At the hearing, the business declined assistance from ADP with respect to preparation or representation at the hearing. The controller and payroll manager represented the business at the hearing. The witnesses were steadfast in the assertion that the claimant was an independent contractor and not an employee. A written statement by the company president was submitted and his handwritten notes regarding the terms of the agreement with the claimant to act as an independent contractor. The claimant testified that the terms presented in the handwritten notes were not familiar to him and he did not recall this discussion with the company president. Through testimony, it was shown that the claimant was only able to complete work during normal business hours due to needing access to the business computer system and technical manuals. The claimant was also expected to notify the business when he would not be in for any reason and to notify if he was going to arrive late or leave early. While it was true that the claimant submitted monthly bills for services, the bills were sometimes late, but a check was still issued on a normal payroll cycle from the business payroll account. Finally, the claimant filled in for the manager of acquisitions when she had been on maternity leave for a period of eight weeks. This was at the request of the general manager. The controller explained that the claimant was only allowed to perform services during normal business hours, due to security reasons and that the location was only open certain hours. There was no external way for any person to access the business computer system. The payroll manager explained that a clerk had set up payments to the claimant in the employer payroll system in error. The payroll system was programmed to issue a check on certain intervals unless overridden. No one at the business had been aware of this until the hearing. Neither witness had any testimony about the claimant being required to notify of time off. They had thought the claimant was being courteous by notifying them of time off, but neither had expected or required it.
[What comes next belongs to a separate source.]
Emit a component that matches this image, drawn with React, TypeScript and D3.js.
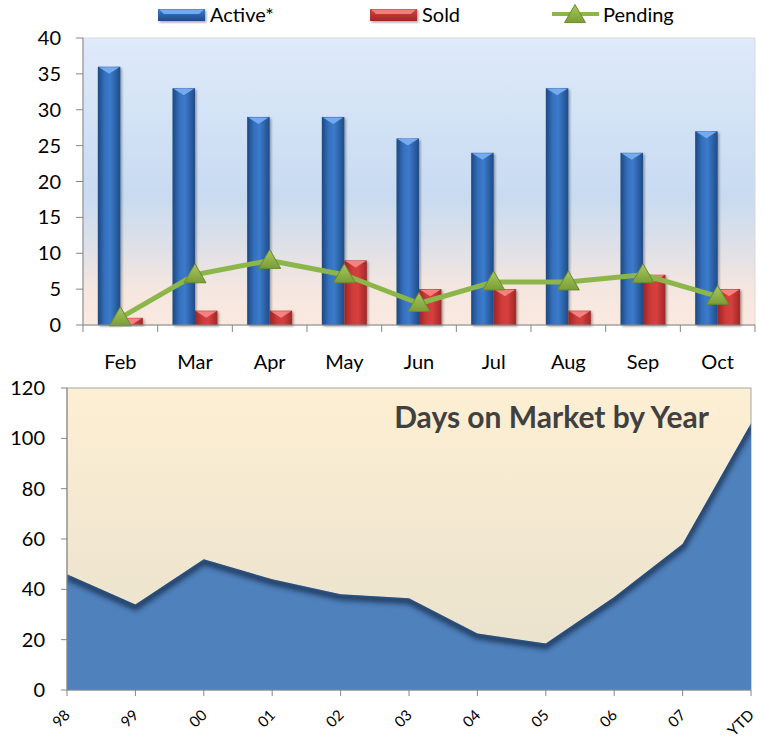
import React from 'react';
import * as d3 from 'd3';

const months = ['Feb', 'Mar', 'Apr', 'May', 'Jun', 'Jul', 'Aug', 'Sep', 'Oct'];
const active = [36, 33, 29, 29, 26, 24, 33, 24, 27];
const sold = [1, 2, 2, 9, 5, 5, 2, 7, 5];
const pending = [1, 7, 9, 7, 3, 6, 6, 7, 4];
const topTicks = [0, 5, 10, 15, 20, 25, 30, 35, 40];

const years = ['98', '99', '00', '01', '02', '03', '04', '05', '06', '07', 'YTD'];
const daysOnMarket = [46, 34, 52, 44, 38, 36.5, 22.5, 18.5, 37, 58, 106];
const bottomTicks = [0, 20, 40, 60, 80, 100, 120];

const FONT = 'Lato, "Open Sans", sans-serif';

export default function App() {
  const W = 765;
  const H = 740;

  // top chart
  const top = { left: 83, right: 755, top: 38, bottom: 325 };
  const x = d3.scaleBand<string>().domain(months).range([top.left, top.right]).padding(0);
  const y = d3.scaleLinear().domain([0, 40]).range([top.bottom, top.top]);
  const sub = d3.scaleBand<string>().domain(['Active', 'Sold']).range([0, x.bandwidth()]).paddingInner(0).paddingOuter(0.66);
  const pendLine = d3.line<number>()
    .x((_, i) => (x(months[i]) || 0) + x.bandwidth() / 2)
    .y(d => y(d));

  // bottom chart
  const bot = { left: 67, right: 751, top: 388, bottom: 690 };
  const xb = d3.scalePoint<string>().domain(years).range([bot.left, bot.right]);
  const yb = d3.scaleLinear().domain([0, 120]).range([bot.bottom, bot.top]);
  const area = d3.area<number>()
    .x((_, i) => xb(years[i]) || 0)
    .y0(yb(0))
    .y1(d => yb(d));
  const topEdge = d3.line<number>()
    .x((_, i) => xb(years[i]) || 0)
    .y(d => yb(d));

  const bar = (key: string, v: number, i: number, grad: string, bevel: string) => {
    const x0 = (x(months[i]) || 0) + (sub(key) || 0);
    const w = sub.bandwidth();
    const y0 = y(v);
    const h = y(0) - y0;
    const bh = Math.min(7, h);
    return (
      <g key={key + i} filter="url(#barShadow)">
        <rect x={x0} y={y0} width={w} height={h} fill={`url(#${grad})`} />
        <path d={`M${x0 + 1},${y0 + 0.5}L${x0 + w - 1},${y0 + 0.5}L${x0 + w / 2},${y0 + bh}Z`} fill={bevel} />
      </g>
    );
  };

  const tri = (cx: number, cy: number, key: string, s = 1) => (
    <path key={key}
      d={`M${cx},${cy - 11 * s}L${cx + 11 * s},${cy + 8 * s}L${cx - 11 * s},${cy + 8 * s}Z`}
      fill="url(#triGrad)" stroke="#6a8a2c" strokeWidth={1} />
  );

  const legendSwatch = (x0: number, w: number, grad: string, bevel: string) => (
    <g filter="url(#barShadow)">
      <rect x={x0} y={9} width={w} height={12} fill={`url(#${grad}V)`} />
      <path d={`M${x0 + 1},${9.5}L${x0 + w - 1},${9.5}L${x0 + w - 6},${14}L${x0 + 6},${14}Z`} fill={bevel} />
    </g>
  );

  return (
    <svg width={W} height={H} style={{ position: 'absolute', left: 0, top: 0, fontFamily: FONT }}>
      <defs>
        <linearGradient id="topBg" x1="0" x2="0" y1="0" y2="1">
          <stop offset="0" stopColor="#dfeafa" />
          <stop offset="0.55" stopColor="#c8dbf1" />
          <stop offset="0.72" stopColor="#dde0e8" />
          <stop offset="0.86" stopColor="#f3e6e0" />
          <stop offset="1" stopColor="#fbe9df" />
        </linearGradient>
        <linearGradient id="botBg" x1="0" x2="0" y1="0" y2="1">
          <stop offset="0" stopColor="#fdefd3" />
          <stop offset="1" stopColor="#e7e0cd" />
        </linearGradient>
        <linearGradient id="blueBar" x1="0" x2="1" y1="0" y2="0">
          <stop offset="0" stopColor="#1d477f" />
          <stop offset="0.3" stopColor="#3470bd" />
          <stop offset="0.55" stopColor="#3b7bcb" />
          <stop offset="1" stopColor="#1f4b86" />
        </linearGradient>
        <linearGradient id="redBar" x1="0" x2="1" y1="0" y2="0">
          <stop offset="0" stopColor="#9c2424" />
          <stop offset="0.35" stopColor="#cf3b3a" />
          <stop offset="0.6" stopColor="#d6403e" />
          <stop offset="1" stopColor="#a12727" />
        </linearGradient>
        <linearGradient id="blueBarV" x1="0" x2="0" y1="0" y2="1">
          <stop offset="0" stopColor="#3b7bcb" />
          <stop offset="1" stopColor="#1f4b86" />
        </linearGradient>
        <linearGradient id="redBarV" x1="0" x2="0" y1="0" y2="1">
          <stop offset="0" stopColor="#d6403e" />
          <stop offset="1" stopColor="#a12727" />
        </linearGradient>
        <linearGradient id="triGrad" x1="0" x2="0" y1="0" y2="1">
          <stop offset="0" stopColor="#a8c864" />
          <stop offset="1" stopColor="#7a9d35" />
        </linearGradient>
        <filter id="barShadow" x="-30%" y="-10%" width="160%" height="130%">
          <feDropShadow dx="1.5" dy="1.5" stdDeviation="1.2" floodColor="#000" floodOpacity="0.35" />
        </filter>
        <filter id="edgeBlur" x="-10%" y="-10%" width="120%" height="120%">
          <feGaussianBlur stdDeviation="2.5" />
        </filter>
        <clipPath id="areaClip">
          <path d={area(daysOnMarket) || ''} />
        </clipPath>
      </defs>

      {/* Legend */}
      <g fontSize={20} fill="#000">
        {legendSwatch(158, 47, 'blueBar', '#74aaf0')}
        <text x={210} y={22}>Active*</text>
        {legendSwatch(370, 47, 'redBar', '#f27c79')}
        <text x={422} y={22}>Sold</text>
        <line x1={552} x2={599} y1={14} y2={14} stroke="#8db64a" strokeWidth={4} />
        {tri(575, 15, 'legtri', 0.95)}
        <text x={603} y={22}>Pending</text>
      </g>

      {/* Top chart */}
      <rect x={top.left} y={top.top} width={top.right - top.left} height={top.bottom - top.top}
        fill="url(#topBg)" stroke="#d9d9d9" strokeWidth={1} />
      {active.map((v, i) => bar('Active', v, i, 'blueBar', '#74aaf0'))}
      {sold.map((v, i) => bar('Sold', v, i, 'redBar', '#f58280'))}
      <path d={pendLine(pending) || ''} fill="none" stroke="#8db64a" strokeWidth={5} strokeLinejoin="round" />
      {pending.map((v, i) => tri((x(months[i]) || 0) + x.bandwidth() / 2, y(v), 'p' + i))}

      <line x1={top.left} x2={top.left} y1={top.top} y2={top.bottom} stroke="#868686" />
      <line x1={top.left} x2={top.right} y1={top.bottom} y2={top.bottom} stroke="#868686" />
      {topTicks.map(t => (
        <g key={'yt' + t}>
          <line x1={top.left - 7} x2={top.left} y1={y(t)} y2={y(t)} stroke="#868686" />
          <text x={61} y={y(t)} dy="0.35em" textAnchor="end" fontSize={20}>{t}</text>
        </g>
      ))}
      {months.map((m, i) => (
        <g key={'xt' + m}>
          <line x1={(x(m) || 0)} x2={(x(m) || 0)} y1={top.bottom} y2={top.bottom + 7} stroke="#868686" />
          {i === months.length - 1 && (
            <line x1={top.right} x2={top.right} y1={top.bottom} y2={top.bottom + 7} stroke="#868686" />
          )}
          <text x={(x(m) || 0) + x.bandwidth() / 2} y={369} textAnchor="middle" fontSize={20}>{m}</text>
        </g>
      ))}

      {/* Bottom chart */}
      <rect x={bot.left} y={bot.top} width={bot.right - bot.left} height={bot.bottom - bot.top}
        fill="url(#botBg)" stroke="#a6a6a6" strokeWidth={1} />
      <path d={area(daysOnMarket) || ''} fill="#4f81bd" />
      <g clipPath="url(#areaClip)">
        <path d={topEdge(daysOnMarket) || ''} transform="translate(0,2.5)" fill="none" stroke="#1a3557" strokeWidth={7} opacity={0.85} filter="url(#edgeBlur)" />
      </g>
      <text x={709} y={428} textAnchor="end" fontSize={30} fontWeight="bold" fill="#404040">Days on Market by Year</text>

      <line x1={bot.left} x2={bot.left} y1={bot.top} y2={bot.bottom} stroke="#868686" />
      <line x1={bot.left} x2={bot.right} y1={bot.bottom} y2={bot.bottom} stroke="#868686" />
      {bottomTicks.map(t => (
        <g key={'ybt' + t}>
          <line x1={bot.left - 6} x2={bot.left} y1={yb(t)} y2={yb(t)} stroke="#868686" />
          <text x={45} y={yb(t)} dy="0.35em" textAnchor="end" fontSize={20}>{t}</text>
        </g>
      ))}
      {years.map(yr => {
        const px = xb(yr) || 0;
        return (
          <g key={'xbt' + yr}>
            <line x1={px} x2={px} y1={bot.bottom} y2={bot.bottom + 6} stroke="#868686" />
            <text transform={`translate(${px + 4},${bot.bottom + 26}) rotate(-45)`} textAnchor="end" fontSize={15}>{yr}</text>
          </g>
        );
      })}
    </svg>
  );
}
The administrative law judge found in favor of the claimant. The decision stated that the employer had restricted the acts of the claimant and had exerted control over the claimant in such a way that an employer-employee relationship was shown to exist. The matter was referred to the State Tax Agency, which required the employer to pay taxes for the claimant and fined the employer for not filing tax forms properly.
The Final Word
When dealing with independent contractor situations, be sure that your business is acting appropriately and does not blur the line between a contractor and employee. When seeking to answer the employee or independent contractor question, a good resource is the Internal Revenue Web site at http://www.irs.gov/pub/irs-pdf/p15a.pdf For many years, employers have referred to a listing of 20 factors that the IRS uses in determining employees from contractors. While the 20 factors are an important guide, there is no "magic number" of the factors that will prove or disprove contractor status. The primary factors come down to which party exercises the majority of control over the work and how the agreement to perform work is structured.